As most of you know, I spent about eight and a half months there—so long that even though I haven’t seen it for well over a year, it is as fresh in my mind now as it was then. I have a map all but etched into my brain of most of the streets of four “bairros,” or neighborhoods, in Santos. I would still know the most efficient ways to get everywhere. And because I went about on foot, I know the aspect of the streets, the homefronts, bakeries, bars, and salons. So many salons! The skate park in the middle of my area, where the eternally busy Afonso Pena intersects Canal Four. The quiet, tree-lined streets where trim little buildings on stilts stand shoulder to shoulder like sentinels.

I can go on, but the details in my head mean nothing to anybody but me.

There is something to be said for going everywhere on foot.

Some people’s dreams are characterized by scary, intense sequences, or consist of various montages of nonsense. My dreams—when I remember them, which is not often—almost always provoke thought. Last night, as I said, I dreamt I went back to Santos. I don’t know how I got there. I was supposed to be somewhere else. In fact, I had momentarily been somewhere else—at a party with family and friends or something. But suddenly, I was in shorts and a dark green shirt I don’t actually own in real life, and it was noon, and I was in Santos. The sky was a beautiful partly cloudy. It looked light a hot day, but felt pleasant. I found myself on a busy road that vaguely resembled Afonso Pena—the dividing line between the nicer bairros and one called Macuco. I wandered around, almost in a trance or daze. I wondered how I’d gotten there—I assumed by plane—but it didn’t really seem to matter. There were lots of pedestrians, everywhere. All around me were the old, old houses, with tall, narrow wooden doors—houses that in real life, I always imagined sailors having once come home to, but now are filled with immigrants from the Northeast. I went places I could never go again as a tourist. I thought, “I’m going to walk all over Santos, even the Center.” The Center is not a safe place in real life. It made me feel invincible, the idea of going there. I passed by buildings that even now I can see in such detail that I wonder if I really did see them once.

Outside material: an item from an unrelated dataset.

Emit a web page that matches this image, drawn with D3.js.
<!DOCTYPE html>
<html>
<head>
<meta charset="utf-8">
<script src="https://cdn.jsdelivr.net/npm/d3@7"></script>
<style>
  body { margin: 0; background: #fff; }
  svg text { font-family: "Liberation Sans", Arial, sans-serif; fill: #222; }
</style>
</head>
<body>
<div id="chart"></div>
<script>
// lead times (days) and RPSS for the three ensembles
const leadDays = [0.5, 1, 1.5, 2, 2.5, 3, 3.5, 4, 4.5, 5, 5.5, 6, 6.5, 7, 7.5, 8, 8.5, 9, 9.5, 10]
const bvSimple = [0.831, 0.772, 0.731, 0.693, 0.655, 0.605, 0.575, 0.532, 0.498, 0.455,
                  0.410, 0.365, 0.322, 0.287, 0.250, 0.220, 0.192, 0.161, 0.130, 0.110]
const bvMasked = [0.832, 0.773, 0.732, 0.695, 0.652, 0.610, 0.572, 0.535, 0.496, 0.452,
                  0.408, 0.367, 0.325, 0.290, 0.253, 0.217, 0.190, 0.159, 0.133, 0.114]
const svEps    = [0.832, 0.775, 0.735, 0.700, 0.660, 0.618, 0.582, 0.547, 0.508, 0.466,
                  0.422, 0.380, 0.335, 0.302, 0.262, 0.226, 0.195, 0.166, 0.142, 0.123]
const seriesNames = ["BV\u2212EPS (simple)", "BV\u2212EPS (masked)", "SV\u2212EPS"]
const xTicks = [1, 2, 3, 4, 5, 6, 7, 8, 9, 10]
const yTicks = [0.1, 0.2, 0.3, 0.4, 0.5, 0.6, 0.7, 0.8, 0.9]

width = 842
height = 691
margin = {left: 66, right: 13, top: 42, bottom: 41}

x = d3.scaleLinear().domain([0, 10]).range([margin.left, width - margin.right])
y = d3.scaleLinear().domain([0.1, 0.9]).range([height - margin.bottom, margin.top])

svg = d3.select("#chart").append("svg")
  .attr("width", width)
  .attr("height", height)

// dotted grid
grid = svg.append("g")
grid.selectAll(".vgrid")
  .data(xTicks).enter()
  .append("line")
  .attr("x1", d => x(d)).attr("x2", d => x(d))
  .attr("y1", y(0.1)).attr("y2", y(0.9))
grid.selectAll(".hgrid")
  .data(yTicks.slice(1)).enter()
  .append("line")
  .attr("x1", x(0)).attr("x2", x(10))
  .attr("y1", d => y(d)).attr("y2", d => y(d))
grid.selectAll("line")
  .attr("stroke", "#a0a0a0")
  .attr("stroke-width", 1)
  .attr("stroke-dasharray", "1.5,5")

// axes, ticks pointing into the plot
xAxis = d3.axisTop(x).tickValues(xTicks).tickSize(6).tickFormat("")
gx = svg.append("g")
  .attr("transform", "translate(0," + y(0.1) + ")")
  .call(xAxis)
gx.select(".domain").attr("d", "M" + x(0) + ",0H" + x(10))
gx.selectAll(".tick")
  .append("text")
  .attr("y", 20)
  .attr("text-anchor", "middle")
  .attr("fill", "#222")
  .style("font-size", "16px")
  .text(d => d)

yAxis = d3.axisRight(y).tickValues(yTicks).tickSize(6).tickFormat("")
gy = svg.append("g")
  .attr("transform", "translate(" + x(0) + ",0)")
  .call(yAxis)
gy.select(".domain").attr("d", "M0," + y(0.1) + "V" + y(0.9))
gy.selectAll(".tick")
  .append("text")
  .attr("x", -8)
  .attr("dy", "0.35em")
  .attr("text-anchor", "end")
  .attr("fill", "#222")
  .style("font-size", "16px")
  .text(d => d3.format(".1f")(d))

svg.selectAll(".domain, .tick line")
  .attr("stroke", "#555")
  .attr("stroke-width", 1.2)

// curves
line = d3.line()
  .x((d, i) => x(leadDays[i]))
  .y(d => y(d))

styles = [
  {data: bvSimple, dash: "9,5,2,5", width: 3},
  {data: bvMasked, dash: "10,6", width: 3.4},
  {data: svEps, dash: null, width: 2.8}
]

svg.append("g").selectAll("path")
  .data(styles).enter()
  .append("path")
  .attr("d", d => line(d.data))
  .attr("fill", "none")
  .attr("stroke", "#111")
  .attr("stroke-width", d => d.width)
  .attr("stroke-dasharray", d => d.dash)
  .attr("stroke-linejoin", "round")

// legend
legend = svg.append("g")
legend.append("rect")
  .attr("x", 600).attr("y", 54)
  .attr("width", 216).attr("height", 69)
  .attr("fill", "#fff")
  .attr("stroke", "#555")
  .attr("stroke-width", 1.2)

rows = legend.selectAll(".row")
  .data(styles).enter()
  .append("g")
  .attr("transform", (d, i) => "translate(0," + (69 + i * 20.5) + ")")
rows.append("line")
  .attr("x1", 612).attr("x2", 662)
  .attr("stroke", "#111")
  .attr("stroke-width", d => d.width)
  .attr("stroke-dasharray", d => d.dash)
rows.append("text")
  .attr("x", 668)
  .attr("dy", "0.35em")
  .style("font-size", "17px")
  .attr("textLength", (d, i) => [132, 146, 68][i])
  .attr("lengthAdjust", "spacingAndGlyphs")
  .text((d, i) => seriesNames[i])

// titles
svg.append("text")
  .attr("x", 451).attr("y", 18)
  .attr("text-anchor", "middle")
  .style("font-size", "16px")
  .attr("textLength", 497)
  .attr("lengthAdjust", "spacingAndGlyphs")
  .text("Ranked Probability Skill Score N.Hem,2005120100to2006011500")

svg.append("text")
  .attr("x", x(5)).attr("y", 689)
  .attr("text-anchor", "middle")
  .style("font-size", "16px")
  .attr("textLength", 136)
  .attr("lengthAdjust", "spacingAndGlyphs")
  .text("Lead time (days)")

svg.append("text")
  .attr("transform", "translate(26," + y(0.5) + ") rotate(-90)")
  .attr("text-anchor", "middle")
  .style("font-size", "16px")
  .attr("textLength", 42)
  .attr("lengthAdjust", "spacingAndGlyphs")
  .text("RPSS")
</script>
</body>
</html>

I caught my reflection in a window. My hair was short and slightly flipped out. I looked really hip! I swear—I swear—I passed some people I actually saw or knew or something in Brazil. I caught some of them looking at me, maybe wondering where they had seen me before. I felt triumphant, returning as a competent tourist, well-dressed, confident. It’s as if I were glad to prove that missionaries were human, too—not always dowdy their whole lives. I didn’t feel out of place as a blond. Lot’s of people were blond, though fake. And I knew the language.

In my wandering, I ducked into a kind of alley, walked into a little paved courtyard, and suddenly found a view of the city. There was a carnival in the distance, with swings and one of those crazy spinny things that people always get sick on, and a Ferris wheel. In real life, there is no carnival in Santos, and a view of the city is only possible from one of the hills in the center of the island. But in my dream world, anything was possible I guess. Even for a solitary American girl with no real money and no passport to feel safe. It occurred to me to feel nervous that I had nothing but the clothes I was wearing and a U.S. $20 bill in my pocket, no cellphone, nothing… But this fleeting moment of panic was replaced by awe as I walked the old streets of Santos feeling exactly like I’d come home.

My memories of Brazil haunt me, because they seem so much like dreams. So totally different was my life there than it is here, it is hard for me, in some ways, to believe I was actually there. It’s my driving force to go back. I guess…I guess I just want to go see if it’s really there the way I remember it.

Thursday, July 16, 2009

On Going Very Early to Movies

There’s definitely something about Utah Valley and the general lack of acceptable entertainment that sends people in droves to the movies. Really. You’d think the movie industry worldwide would have pulled itself up out of the economic slump by now, if through nothing else than through Utah Valley’s unbridled enthusiasm.

Yes, I’m talking about Harry Potter.

Now. I have spent no less than a million hours of my life waiting in lines to get into blockbuster movies like the Lord of the Rings trilogy and (heaven forbid) Star Wars episode three. But I no longer relish this practice. I no longer absorb the expectant energy of the people in line with me, eagerly awaiting Heath Ledger’s phenomenal evilness, or Robert Downey Jr.’s irresistible bad boy antics. You might say I’ve grown bored of it all. I still like movies, but I don’t particularly enjoy lines.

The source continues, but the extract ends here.